Pulp Fiction is one of the finest examples of postmodernist film. According to Quentin his inspiration for this masterpiece was to draw upon a mix of French new wave, spaghetti westerns and blaxploitation movies from the ’70s all mixed up together.
The Pulp Fiction series of vignettes — populated by well-drawn underworld characters — is masterfully held together by fear of a mob boss named Marsellus Wallace (played by Ving Rhames). That fear drives most of the actions of these disparate characters.
Vincent Vega (John Travolta) takes Marsellus’s wife Mia (Uma Thurman) out for one night while Marsellus is out of town. Vincent is very cautious when he escorts Mia; he knows what happened to the last guy who was alone with her. Butch Coolidge (Bruce Willis) is a dishonest boxer who is paid to throw his next fight. Butch double crosses Marsellus and has to go on the run to escape retribution. Honey Bunny (Amanda Plummer) and Pumpkin (Tim Roth) decide to rob the very diner in which they are enjoying a romantic meal and cross paths with Jules Winnfield (Samuel L. Jackson) and Vincent at the end of the movie. Jules is carrying a mysterious suitcase that belongs to Marsellus and refuses to give it up to the plunderous Pumpkin. Quentin ties each of these vignettes together seamlessly.
Tarantino conceived this offbeat pastiche about the lives of a handful of criminals unfolding in a time-bending, Rashomon style of storytelling. The movie’s timeframe is never overtly referenced and cannot be pinned down to any one particular year. One notices it is filled with anachronisms. Vincent and Jules wear retro suits with skinny ties. Vincent Vega and Mia discuss 50’s pop icons as if they were current events. The intracardiac epinephrine injected in Mia was in common use in the 1960′s and 70′s, but the practice was discontinued. Vincent Vega speaks about “the Fonz” from Happy Days, which aired from 1974 – 1984, as if it were current and relevant to the situation. Vincent calls Lance (Eric Stolz) on a smaller 90’s cell phone from his car. Cell phones were not commonly used until the early 1980’s and the phones at that time were large and cumbersome, rather like the cell phone later used by Jules. Winston ‘The Wolf’ Wolfe (Harvey Keitel) drives an Acura NSX which was not manufactured until the early 90’s and yet Jules sports a Jheri Curl hairstyle from the 70’s and 80’s and talks about “Flock of Seagulls.” And Lance eats Fruit Brute cereal in the overdose scene, which was produced from 1975 to 1983. These anachronisms are common to the postmodern style and they paint the movie with a timeless, surrealistic and freeform brush.

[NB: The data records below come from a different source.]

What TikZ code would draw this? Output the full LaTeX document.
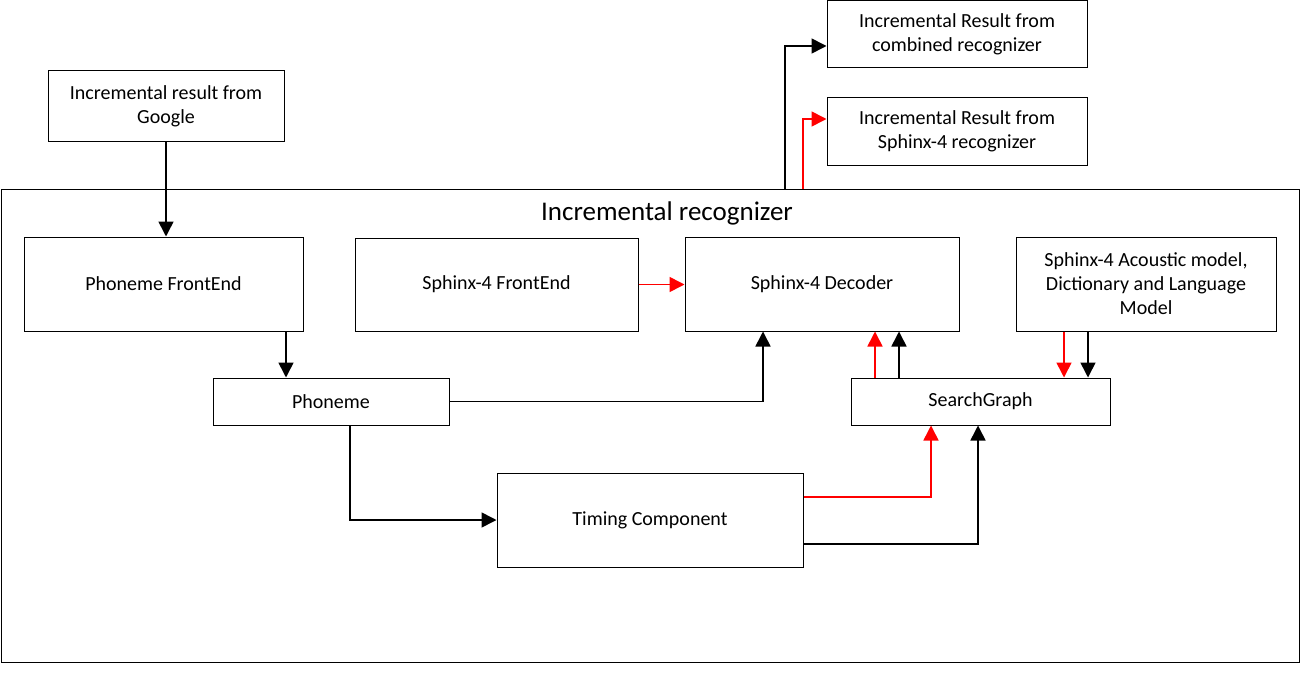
\documentclass[tikz,border=0pt]{standalone}
\usepackage{fontspec}
\setmainfont{Carlito}
\usetikzlibrary{arrows.meta}
\begin{document}
\begin{tikzpicture}[x=1pt,y=-1pt,
  box/.style={draw,line width=1pt,inner sep=0pt,align=center,font=\fontsize{20}{24}\selectfont},
  conn/.style={line width=1.6pt,-{Triangle[length=15pt,width=15pt]}},
  redconn/.style={conn,red}]
\useasboundingbox (0,0) rectangle (1301,674);
% container
\draw[line width=1pt] (1,189) rectangle (1299,662);
\node[font=\fontsize{27}{30}\selectfont] (title) at (667,213) {Incremental recognizer};
% boxes
\node[box,minimum width=236pt,minimum height=71pt] (google) at (166,106.5) {Incremental result from\\Google};
\node[box,minimum width=260pt,minimum height=67pt] (comb) at (957,34.5) {Incremental Result from\\combined recognizer};
\node[box,minimum width=260pt,minimum height=67pt] (sres) at (957,131.5) {Incremental Result from\\Sphinx-4 recognizer};
\node[box,minimum width=279pt,minimum height=94pt] (pfe) at (163.5,284) {Phoneme FrontEnd};
\node[box,minimum width=283pt,minimum height=93pt] (sfe) at (496.5,284.5) {Sphinx-4 FrontEnd};
\node[box,minimum width=274pt,minimum height=94pt] (dec) at (822,284) {Sphinx-4 Decoder};
\node[box,minimum width=260pt,minimum height=94pt] (am) at (1146,284) {Sphinx-4 Acoustic model,\\Dictionary and Language\\Model};
\node[box,minimum width=236pt,minimum height=47pt] (ph) at (331,401.5) {Phoneme};
\node[box,minimum width=259pt,minimum height=47pt] (sg) at (980.5,401.5) {SearchGraph};
\node[box,minimum width=306pt,minimum height=94pt] (tc) at (650,520) {Timing Component};
% coordinates on container top
\coordinate (cb) at (785,189);
\coordinate (cr) at (803,189);
% connectors
\draw[conn] (google.south) -- (pfe.north -| google.south);
\draw[conn] (pfe.south -| 286,0) -- (ph.north -| 286,0);
\draw[conn] (ph.east) -| (dec.south -| 763,0);
\draw[conn] (ph.south -| 350,0) |- (tc.west);
\draw[redconn] (sfe.east) -- (dec.west |- sfe.east);
\draw[redconn] (sg.north -| 875,0) -- (dec.south -| 875,0);
\draw[conn] (sg.north -| 899,0) -- (dec.south -| 899,0);
\draw[redconn] (am.south -| 1064,0) -- (sg.north -| 1064,0);
\draw[conn] (am.south -| 1088,0) -- (sg.north -| 1088,0);
\draw[redconn] (tc.east |- 0,497) -| (sg.south -| 931,0);
\draw[conn] (tc.east |- 0,544) -| (sg.south -| 978,0);
\draw[conn] (cb) |- (comb.west |- 0,46);
\draw[redconn] (cr) |- (sres.west |- 0,119);
\end{tikzpicture}
\end{document}
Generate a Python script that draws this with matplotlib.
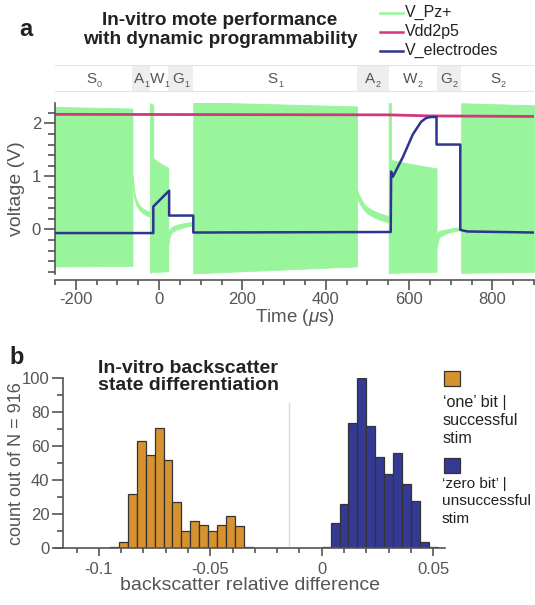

And, perhaps not by design, Pulp has a few small continuity quirks, the most infamous being the bullet holes that appear in Brett’s apartment wall before the gun has even been fired. Fans of Pulp Fiction revel in such details: they add to the movie’s charm and are fun to spot.
The film’s runtime of 154 minutes flies by as it explodes onto the screen in a raucous kaleidoscope, keeps you on the edge of your seat and makes you root for its marvelously flawed anti-heroes who populate its landscape.